Había pasado un mes, más o menos, cuando el C. Salvador Cisneros, Presidente de la República, recibió por medio de su hermana Ciriaca el siguiente mensaje.
Sr. Marqués: El más desventurado de los padres, se llega a Vd. solicitando la gracia que espera no le sea negada de que se le permita visitar el campo donde cayera su hijo Raúl, en defensa de su Patria. Vd. es padre y debiera colocarse en lugar de éste, que ya no espera tener un momento de tranquilidad en este mundo... Respetuosamente, Coronel R.
El presidente Cisneros sometió la petición a la consideración del General Gómez y éste puso su Visto Bueno a la demanda.
El coronel R. apareció en nuestro campo acompañado de un ordenanza y un práctico, todos desarmados.
El general Gómez lo trató con señalada delicadeza y como prueba de la alta consideración que le mereciera puso a su disposición a su Jefe de E .M. Coronel Rafael Rodríguez, de quien debiera ser huésped, durante su permanencia en el campo insurrecto.

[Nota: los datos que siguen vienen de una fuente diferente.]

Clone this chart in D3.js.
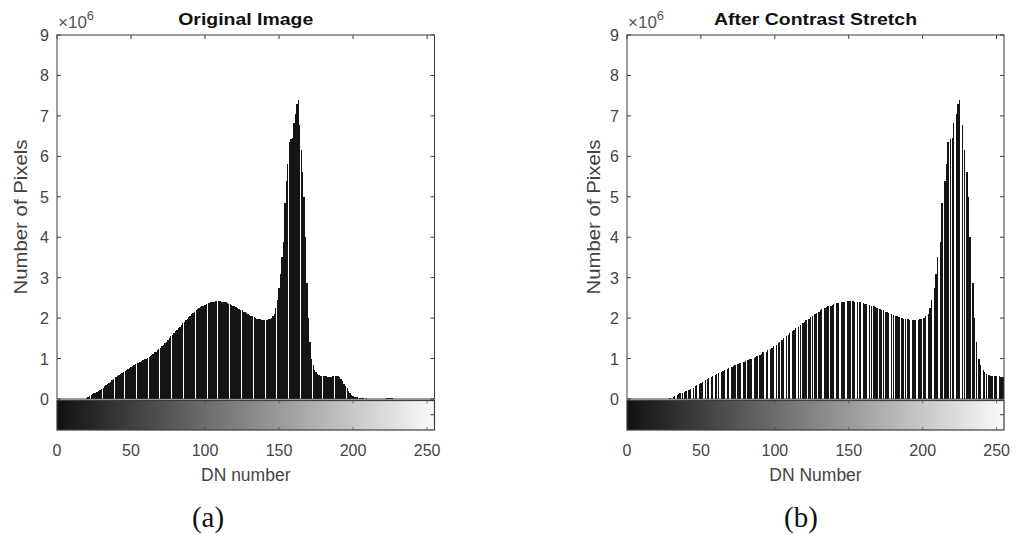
<!DOCTYPE html>
<html><head><meta charset="utf-8">
<script src="https://cdn.jsdelivr.net/npm/d3@7"></script>
<style>body{margin:0;background:#fff;} svg{display:block;}</style>
</head><body>
<svg id="c" width="1016" height="535"></svg>
<script>
// ---------- DATA (counts in millions of pixels) ----------
const xTicks = [0, 50, 100, 150, 200, 250];
const yTicks = [0, 1, 2, 3, 4, 5, 6, 7, 8, 9];
const titles = ["Original Image", "After Contrast Stretch"];
const xLabels = ["DN number", "DN Number"];
const yLabel = "Number of Pixels";
const panelTags = ["(a)", "(b)"];

// Original image histogram, DN 0..255
const originalCounts = [
  0,0,0,0,0,0,0,0,0,0, 0,0,0,0,0,0,0,0,0,0,
  0.02,0.05,0.08,0.10,0.12,0.14,0.16,0.18,0.20,0.22,
  0.25,0.28,0.31,0.34,0.37,0.40,0.43,0.46,0.49,0.52,
  0.55,0.57,0.60,0.62,0.65,0.67,0.70,0.72,0.74,0.76,
  0.79,0.81,0.84,0.86,0.88,0.90,0.92,0.94,0.96,0.98,
  1.00,1.02,1.05,1.07,1.10,1.12,1.15,1.17,1.20,1.23,
  1.26,1.30,1.34,1.38,1.42,1.46,1.50,1.55,1.59,1.63,
  1.67,1.71,1.75,1.79,1.83,1.87,1.91,1.95,1.99,2.02,
  2.06,2.09,2.13,2.16,2.19,2.22,2.25,2.27,2.29,2.31,
  2.33,2.35,2.37,2.38,2.39,2.40,2.41,2.42,2.42,2.42,
  2.42,2.41,2.41,2.40,2.39,2.37,2.36,2.34,2.33,2.31,
  2.29,2.27,2.25,2.23,2.21,2.19,2.16,2.14,2.12,2.10,
  2.08,2.06,2.04,2.02,2.00,1.99,1.98,1.97,1.96,1.95,
  1.95,1.95,1.96,1.97,1.99,2.01,2.04,2.10,2.25,2.45,
  2.75,3.10,3.50,3.89,4.85,5.40,5.82,6.36,6.42,6.46,
  6.83,7.05,7.29,7.40,6.77,6.15,5.62,5.00,4.01,2.86,
  2.00,1.40,1.00,0.85,0.72,0.66,0.62,0.60,0.58,0.57,
  0.56,0.56,0.56,0.55,0.55,0.55,0.56,0.56,0.56,0.57,
  0.57,0.55,0.50,0.44,0.38,0.32,0.26,0.20,0.15,0.11,
  0.08,0.06,0.05,0.04,0.03,0.02,0.02,0.015,0.01,0.02,
  0.01,0,0,0,0,0,0,0,0,0,
  0,0,0,0.02,0.02,0.02,0.02,0.02,0.01,0,
  0,0,0,0,0,0,0,0,0,0, 0,0,0,0,0,0,0,0,0,0, 0,0,0,0,0,0
];

// Stretched histogram: occupied DN bins and their counts
const stretchedDN = [
  29,31,32,34,35,36,38,39,40,42,43,45,46,47,49,50,51,53,54,55,
  57,58,60,61,62,64,65,66,68,69,71,72,73,75,76,77,79,80,82,83,
  84,86,87,88,90,91,92,94,95,97,98,99,101,102,103,105,106,108,109,110,
  112,113,114,116,117,119,120,121,123,124,125,127,128,130,131,132,134,135,136,138,
  139,140,142,143,145,146,147,149,150,151,153,154,156,157,158,160,161,162,164,165,
  167,168,169,171,172,173,175,176,177,179,180,182,183,184,186,187,188,190,191,193,
  194,195,197,198,199,201,202,204,205,206,208,209,210,212,213,215,216,217,219,220,
  221,223,224,225,227,228,230,231,232,234,235,236,238,239,241,242,243,245,246,247,
  249,250,252,253,254,255
];
const stretchedCounts = [
  0.02,0.05,0.08,0.10,0.12,0.14,0.16,0.18,0.20,0.22,0.25,0.28,0.31,0.34,0.37,0.40,0.43,0.46,0.49,0.52,
  0.55,0.57,0.60,0.62,0.65,0.67,0.70,0.72,0.74,0.76,0.79,0.81,0.84,0.86,0.88,0.90,0.92,0.94,0.96,0.98,
  1.00,1.02,1.05,1.07,1.10,1.12,1.15,1.17,1.20,1.23,1.26,1.30,1.34,1.38,1.42,1.46,1.50,1.55,1.59,1.63,
  1.67,1.71,1.75,1.79,1.83,1.87,1.91,1.95,1.99,2.02,2.06,2.09,2.13,2.16,2.19,2.22,2.25,2.27,2.29,2.31,
  2.33,2.35,2.37,2.38,2.39,2.40,2.41,2.42,2.42,2.42,2.42,2.41,2.41,2.40,2.39,2.37,2.36,2.34,2.33,2.31,
  2.29,2.27,2.25,2.23,2.21,2.19,2.16,2.14,2.12,2.10,2.08,2.06,2.04,2.02,2.00,1.99,1.98,1.97,1.96,1.95,
  1.95,1.95,1.96,1.97,1.99,2.01,2.04,2.10,2.25,2.45,2.75,3.10,3.50,3.89,4.85,5.40,5.82,6.36,6.42,6.46,
  6.83,7.05,7.29,7.40,6.77,6.15,5.62,5.00,4.01,2.86,2.00,1.40,1.00,0.85,0.72,0.66,0.62,0.60,0.58,0.57,
  0.56,0.56,0.56,0.55,0.55,0.55
];

// ---------- DRAW ----------
const svg = d3.select("#c");
svg.append("rect").attr("width",1016).attr("height",535).attr("fill","#fff");

const defs = svg.append("defs");
const grad = defs.append("linearGradient").attr("id","gray").attr("x1","0%").attr("x2","100%");
grad.append("stop").attr("offset","0%").attr("stop-color","#111");
grad.append("stop").attr("offset","100%").attr("stop-color","#fafafa");

const axisColor = "#3c3c3c";
const textColor = "#444";
const fontSans = "'Liberation Sans', Arial, Helvetica, sans-serif";

const panels = [
  {x0: 57, x1: 434.5, dns: originalCounts.map((d,i)=>i), counts: originalCounts,
   title: titles[0], titleLen: 135, xlab: xLabels[0], tag: panelTags[0], tagX: 208, ylabX: 21},
  {x0: 627, x1: 1004, dns: stretchedDN, counts: stretchedCounts,
   title: titles[1], titleLen: 203, xlab: xLabels[1], tag: panelTags[1], tagX: 801, ylabX: 594}
];
const yTop = 35, yBase = 399, cbTop = 399.5, cbBot = 430;

// raster seam pattern of the exported figure: a thin light seam roughly every 7.9 bins
const seamPeriod = 7.88, seamPhase = 30.2;
const hasSeam = d => Math.floor((d + 1 - seamPhase) / seamPeriod) > Math.floor((d - seamPhase) / seamPeriod);

panels.forEach((p, pi) => {
  const x = d3.scaleLinear().domain([0,255]).range([p.x0, p.x1]);
  const y = d3.scaleLinear().domain([0,9]).range([yBase, yTop]);
  const g = svg.append("g");

  const clipId = "clip" + pi;
  defs.append("clipPath").attr("id", clipId).append("rect")
    .attr("x", p.x0).attr("y", yTop).attr("width", p.x1 - p.x0).attr("height", yBase - yTop);

  // bars: pixel-snapped bin edges, one-pixel seam at the pattern boundaries
  const L0 = dn => Math.round(x(dn - 0.5));
  const R0 = dn => Math.round(x(dn + 0.5));
  const wide = dn => R0(dn) - L0(dn) >= 2;
  const L = dn => L0(dn) + ((hasSeam(dn - 1) && !wide(dn - 1)) ? 1 : 0);
  const R = dn => R0(dn) - ((hasSeam(dn) && wide(dn)) ? 1 : 0);
  const data = p.dns.map((d,i)=>({dn:d, v:p.counts[i]})).filter(d=>d.v>0);
  g.append("g").attr("clip-path", `url(#${clipId})`)
    .selectAll("rect").data(data).join("rect")
    .attr("x", d => L(d.dn))
    .attr("width", d => Math.max(1, R(d.dn) - L(d.dn)))
    .attr("y", d => y(d.v))
    .attr("height", d => y(0) - y(d.v))
    .attr("fill", "#151515")
    .attr("shape-rendering", "crispEdges");

  // axes box
  g.append("rect").attr("x", p.x0).attr("y", yTop).attr("width", p.x1 - p.x0).attr("height", yBase - yTop)
    .attr("fill","none").attr("stroke", axisColor).attr("stroke-width", 1);

  // y ticks (left and right, inward)
  yTicks.forEach(t => {
    g.append("line").attr("x1", p.x0).attr("x2", p.x0 + 4).attr("y1", y(t)).attr("y2", y(t))
      .attr("stroke", axisColor);
    g.append("line").attr("x1", p.x1).attr("x2", p.x1 - 4).attr("y1", y(t)).attr("y2", y(t))
      .attr("stroke", axisColor);
    g.append("text").attr("x", p.x0 - 8).attr("y", y(t) + 6).attr("text-anchor","end")
      .attr("font-family", fontSans).attr("font-size", 16).attr("fill", textColor).text(t);
  });
  // top ticks
  xTicks.forEach(t => {
    g.append("line").attr("x1", x(t)).attr("x2", x(t)).attr("y1", yTop).attr("y2", yTop + 4)
      .attr("stroke", axisColor);
  });

  // exponent label
  const ex = g.append("text").attr("x", p.x0 + 1).attr("y", 28)
    .attr("font-family", fontSans).attr("font-size", 17).attr("fill", "#555");
  ex.append("tspan").text("\u00d710");
  ex.append("tspan").attr("dy", -8).attr("font-size", 13).text("6");

  // colorbar
  g.append("rect").attr("x", p.x0).attr("y", cbTop + 1).attr("width", p.x1 - p.x0).attr("height", cbBot - cbTop - 1)
    .attr("fill", "url(#gray)").attr("stroke", axisColor).attr("stroke-width", 1.2);
  xTicks.forEach(t => {
    if (t !== 0) {
      g.append("line").attr("x1", x(t)).attr("x2", x(t)).attr("y1", cbTop + 1).attr("y2", cbTop + 4)
        .attr("stroke", axisColor).attr("opacity", 0.6);
      g.append("line").attr("x1", x(t)).attr("x2", x(t)).attr("y1", cbBot).attr("y2", cbBot - 3)
        .attr("stroke", axisColor).attr("opacity", 0.6);
    }
    g.append("text").attr("x", x(t)).attr("y", 456).attr("text-anchor","middle")
      .attr("font-family", fontSans).attr("font-size", 16).attr("fill", textColor).text(t);
  });
  g.append("line").attr("x1", p.x1).attr("x2", p.x1 - 4).attr("y1", (cbTop+cbBot)/2).attr("y2", (cbTop+cbBot)/2)
    .attr("stroke", axisColor);

  // title
  g.append("text").attr("x", (p.x0 + p.x1)/2).attr("y", 25).attr("text-anchor","middle")
    .attr("font-family", fontSans).attr("font-size", 16.5).attr("font-weight","bold").attr("fill","#111")
    .attr("textLength", p.titleLen).attr("lengthAdjust","spacingAndGlyphs").text(p.title);

  // x label
  g.append("text").attr("x", (p.x0 + p.x1)/2).attr("y", 481).attr("text-anchor","middle")
    .attr("font-family", fontSans).attr("font-size", 17.5).attr("fill", textColor).text(p.xlab);

  // y label
  g.append("text").attr("transform", `translate(${p.ylabX + 6},${217}) rotate(-90)`)
    .attr("text-anchor","middle")
    .attr("font-family", fontSans).attr("font-size", 17.5).attr("fill", textColor)
    .attr("textLength", 155).attr("lengthAdjust","spacingAndGlyphs").text(yLabel);

  // panel tag
  g.append("text").attr("x", p.tagX).attr("y", 527).attr("text-anchor","middle")
    .attr("font-family", "'Liberation Serif', 'Times New Roman', serif").attr("font-size", 29)
    .attr("fill", "#111").text(p.tag);
});
</script>
</body></html>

El coronel aparecía muy abatido, su dolor era inmenso y los halagos y cortesías de que era objeto aumentaban su pena. Se hizo referir el hecho de la batalla tal como pasó: escuchó de labios de sus enemigos las frases más encomiásticas hacia el soldado español, la bravura con que se peleó, y cuando se llegó a la descripción de la gallarda figura de su hijo, tronchado como una flor por implacable vendaval, su aflicción no tuvo dique. Nuestros soldados, los que cargaron más inmediatamente sobre él y que prestos se reunieron a su rededor, se lo pintaban hermoso como una aurora y valiente como un adalid. Todos trataban de enjugar las lágrimas, que a raudales corrían de los ojos del veterano, encanecido en los campos de batalla.

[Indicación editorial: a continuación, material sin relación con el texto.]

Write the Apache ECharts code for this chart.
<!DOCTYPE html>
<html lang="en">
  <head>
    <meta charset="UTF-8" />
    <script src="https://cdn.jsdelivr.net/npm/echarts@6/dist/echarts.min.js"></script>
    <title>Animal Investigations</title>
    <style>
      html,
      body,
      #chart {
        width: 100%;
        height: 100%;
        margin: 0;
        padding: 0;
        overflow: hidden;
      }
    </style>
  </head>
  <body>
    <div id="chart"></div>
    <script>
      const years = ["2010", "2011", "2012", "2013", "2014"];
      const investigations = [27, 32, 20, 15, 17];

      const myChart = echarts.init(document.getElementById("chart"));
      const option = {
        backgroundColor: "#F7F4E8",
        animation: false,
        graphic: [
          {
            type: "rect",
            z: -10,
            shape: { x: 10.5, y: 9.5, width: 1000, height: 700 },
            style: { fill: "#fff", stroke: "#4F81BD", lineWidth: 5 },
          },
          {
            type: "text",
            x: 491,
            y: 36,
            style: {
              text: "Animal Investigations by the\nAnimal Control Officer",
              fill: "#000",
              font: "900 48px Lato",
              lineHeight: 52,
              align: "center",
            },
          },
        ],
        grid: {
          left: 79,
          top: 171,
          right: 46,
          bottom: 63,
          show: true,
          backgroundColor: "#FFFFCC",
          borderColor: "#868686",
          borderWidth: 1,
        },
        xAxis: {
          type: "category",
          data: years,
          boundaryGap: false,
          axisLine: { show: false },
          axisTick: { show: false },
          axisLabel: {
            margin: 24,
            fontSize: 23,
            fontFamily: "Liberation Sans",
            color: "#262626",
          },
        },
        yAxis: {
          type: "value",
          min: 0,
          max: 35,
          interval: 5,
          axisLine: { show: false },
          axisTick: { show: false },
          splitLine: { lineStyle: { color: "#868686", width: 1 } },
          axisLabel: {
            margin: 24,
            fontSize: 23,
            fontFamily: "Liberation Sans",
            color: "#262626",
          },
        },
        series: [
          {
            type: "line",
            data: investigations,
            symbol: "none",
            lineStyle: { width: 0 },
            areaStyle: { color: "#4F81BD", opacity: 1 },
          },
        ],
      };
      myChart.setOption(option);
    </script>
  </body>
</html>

Al momento no hubo uno que no tratara con empeño de que el coronel recogiera las reliquias de su hijo. Su reloj, un par de yugos con las iniciales R. R., sus espuelas, su cinturón, su sable, todo, todo lo que representaba una prenda de valor le fue entregada al Coronel, que abismado, en medio de su cruento dolor, recibía aquellas pruebas de respeto y consideración.
Aunque un tanto dictante, se dispuso una excursión al campo de batalla, para recoger los restos y darles sepultura. Llegaron al lugar: uno de los primeros esqueletos era el de Raúl. No existía sino la osamenta: todavía cubría su pierna una de sus polainas, prenda que sirvió para principiar la identificación; pero cuando se mostró el cráneo al infeliz anciano, este lanzó un grito de dolor al reconocer por la dentadura la calavera de su hijo. Pero otra cosa le angustiaba más: un omóplato lo tenía hendido por un tajo del terrible machete: Raúl había sido herido por la espalda: había huido frente al adversario. Fue necesario explicarle la angustiosa situación y que si volvió la espalda fue después de señalados actos de heroicidad...
Los preciosos restos fueron sepultados. Los cubanos se disputaban el deber de consolar al afligido padre y ellos mismos, cavaron la sepultura en que, lleno de recogimiento, depositaron los restos del heroico joven.
Había el coronel R. cumplido su misión. Necesitaba después de su herida, la más honda que confesaba haber recibido, buscar el consuelo del hogar, el calor de su esposa y de sus hijos, pero antes de marchar y abandonar para siempre la tierra que guardara los restos adorados de su hijo, solicitó nuevo permiso para visitar su tumba y este le fue concedido. Había una distancia de un mes entre una y otra visita.
Volvió a nuestro campo: regó nuevamente con sus lágrimas la tumba de su hijo y una tarde que descansaba en nuestro campamento, sito en Jimaguayú, rodeado siempre de las mayores atenciones, hubo de presentarse un montero, uno de nuestros tipos más curiosos y más dignos de estudio, que venía acompañado de su inseparable pareja de perros. El coronel se distraía con la locuacidad del nuevo huésped: sus ojos, sin embargo, se iban detrás de los perros, que le acompañaban, hasta que por fin manifestó deseos de comprar uno de los animales.
El montero, no consintió que se repitiera el deseo y tomando los dos por la cuerda que los sujetaba exclamó:
—Aquí están, son suyos: disponga Vd. de ellos. El Coronel escogió el que le pareció más aceptable y cuando fue a entregar una moneda de oro al cazador, éste, impelido por el espíritu generoso de nuestros guajiros, exclamó:
—¡Oh! no: yo no lo vendo, yo se lo regalo al afligido padre del mártir Raúl.
Para el coronel aquel perro fue una adquisición. Lo bautizó con el nombre de Mambí y cuando se encontraba a solas con él, en la intimidad de sus pensamientos, se le oía, acariciando al perro en triste soliloquio exclamar:
“Ahora Mambí irás a una tierra muy distante. Serás el espíritu de mi Raúl: servirás de consuelo a una madre que vierte sus lágrimas a raudales, v nos servirás de compañía en nuestras tristes horas, cuando hablemos de esta tierra tan hermosa. como ingrata, al recordar al hijo que por siempre ha de guardar en su seno”.
Tomado de Social. Vol. IX, Núm.2, La Habana, febrero, 1924, pp. 29 y 65.